A Nod to the Past: Lessons from Williams and Lotus

To understand today’s innovations, one must look back. In 1992, the Williams FW14B, powered by a Renault V10 and equipped with fully active suspension, devastated the grid. It could maintain optimal ride height and balance regardless of track undulation or speed. A decade earlier, the Lotus 79 pioneered ground effect with side skirts and venturi tunnels, generating immense downforce from under the car. Both technologies were eventually banned—for being too effective.

Yet in modern F1, they are making a quiet comeback. Not through rule-breaking, but through rule-bending.

Ground Effect 2.0: The Art Beneath the Floor

The 2022 regulations reintroduced ground effect via underfloor tunnels, shifting aerodynamic focus downward. But unlocking the true potential of these tunnels isn’t just about shaping the floor—it’s about controlling the ride height with surgical precision.

Here’s the secret: ground effect is exponentially sensitive to ground clearance. Drop a car too low, and the airflow stalls. Raise it too high, and you lose suction. The sweet spot is razor-thin. That’s where suspension engineering becomes critical.

Enter heave springs, torsion bars, and anti-dive geometry—tools that teams like Red Bull and Mercedes have used to actively manage vertical and pitch motion without breaking FIA’s ban on active components. These solutions, while passive in a regulatory sense, achieve near-active behavior in practice.

Suspension as an Aero Device

Take Red Bull’s 2023 RB19—arguably one of the most stable cars in high-speed corners. What made it exceptional wasn’t just Adrian Newey’s aerodynamic wizardry. It was how the rear suspension was designed to dynamically support downforce. Through clever geometry and damping, the RB19 minimized porpoising, retained floor efficiency, and kept the car glued to the track.

In contrast, Mercedes’ early W13 design struggled, with a stiffer suspension failing to absorb vertical oscillations (porpoising), causing both driver discomfort and aero instability.

As the seasons progressed, teams began tailoring their suspension systems not just for mechanical grip, but for aerodynamic consistency. This marks a quiet philosophical shift: suspension is no longer just about tire contact—it’s about managing airflow.
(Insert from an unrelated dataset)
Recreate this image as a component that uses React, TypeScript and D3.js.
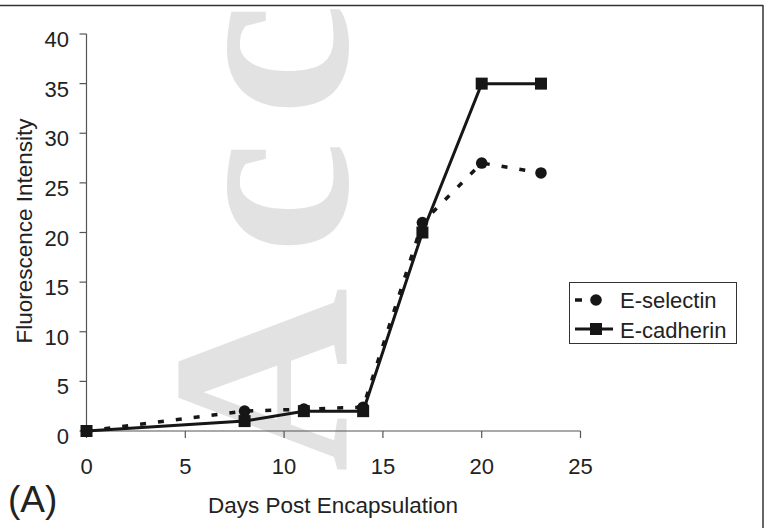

Quiet Innovation in Plain Sight

These invisible upgrades have reshaped the grid hierarchy. For instance:

  • Ferrari’s 2024 rebound came after adjustments to their rear suspension, enabling more consistent downforce through corners—suddenly making them competitive on high-speed circuits.
  • McLaren’s surge in 2023 followed a mid-season floor upgrade that paired beautifully with subtle suspension tuning. Their ride became smoother, their lap times more consistent.
  • Aston Martin’s dip in form partially stemmed from aero upgrades that didn’t harmonize with existing suspension dynamics, destabilizing their once-balanced car.

None of these shifts made headlines. But inside technical briefings, simulator sessions, and debrief rooms, this is where the war was won—or lost.

The 2025 Horizon: Tighter Rules, Smarter Engineering

The FIA continues to tweak the rulebook, wary of teams developing pseudo-active systems or exploiting flexi-floors. The recent clampdowns on plank wear, skid blocks, and dynamic ride-height control show an intent to preserve fairness.

But as always, F1 engineers find ways to innovate. With 2026 regulations looming—and a new generation of power units arriving—expect even more integration between aero and suspension. We may even see more hydraulic solutions, semi-active elements, or even legal electromechanical systems tied to ERS deployment.

Final Thoughts: The Innovation You Don’t See

Formula One thrives not just on spectacle, but on stealth. While fans focus on overtakes and tire strategy, the smartest teams are winning through engineering subtleties—a few degrees of camber, a tweak to heave stiffness, a 5mm shift in ride height at 250 km/h.

Ground effect and active-style suspension are reshaping F1’s competitive landscape not with fireworks, but with finesse. As the margins tighten and the regulations evolve, those who master the invisible will continue to dominate the visible.